Social networking sites...
...Are a mixed blessing. On the one hand, they can be a serious bandwidth and productivity drain during business hours. On the other hand, knowing what my child is doing on Facebook helps me to know even more about his/her interests and friends. It could be a good way of bridging the generation gap!

Work-life balance is...
... An important HR practice for a company such as SonicWALL as it helps to attract and retain talented staff, especially in today's economy. In fact, the senior management actively encourages the staff to achieve a balance in their work and private lives, and flexi-work schedules are worked out wherever possible to help employees better manage their time.

Such an arrangement is possible, thanks to the use of advanced wireless and mobility technologies that empower our employees with greater flexibility and the freedom to work anytime, anywhere.

More recently, we adopted a "Monday Morning Breakfast Gatherings" where weekly meetings are held but with a twist. Each employee takes turn to buy breakfast for the team on Mondays, and the otherwise stressful session is transformed into a casual gathering where people can get together, interact with each other in a semi-social surrounding and at the same time, have a discussion about work.

In fact, we've added a rating system to rate the breakfast brought in by our co-workers. We think that having a good Monday is essential to a good, smooth start to the work week ahead, just like driving a top performance sports car that is well oiled.

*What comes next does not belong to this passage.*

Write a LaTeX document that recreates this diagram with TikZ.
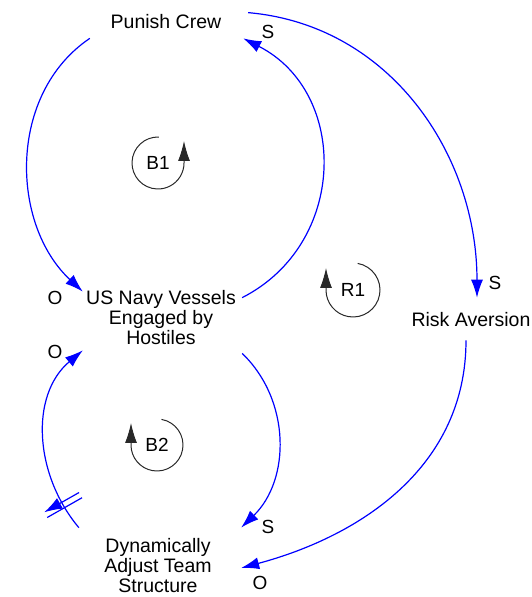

The biggest challenge facing IT departments is...
... Driving down the costs and complexity of IT security solutions. With more businesses leveraging Web 2.0 tools, online advertising and an increasingly mobile workforce, the need for enterprise network traffic inspection continues to grow to protect against more intensive, application layer threats, increasing security processing load and protection requirements. As such, IT departments face the major challenge of driving down the cost and complexity of current network infrastructure options.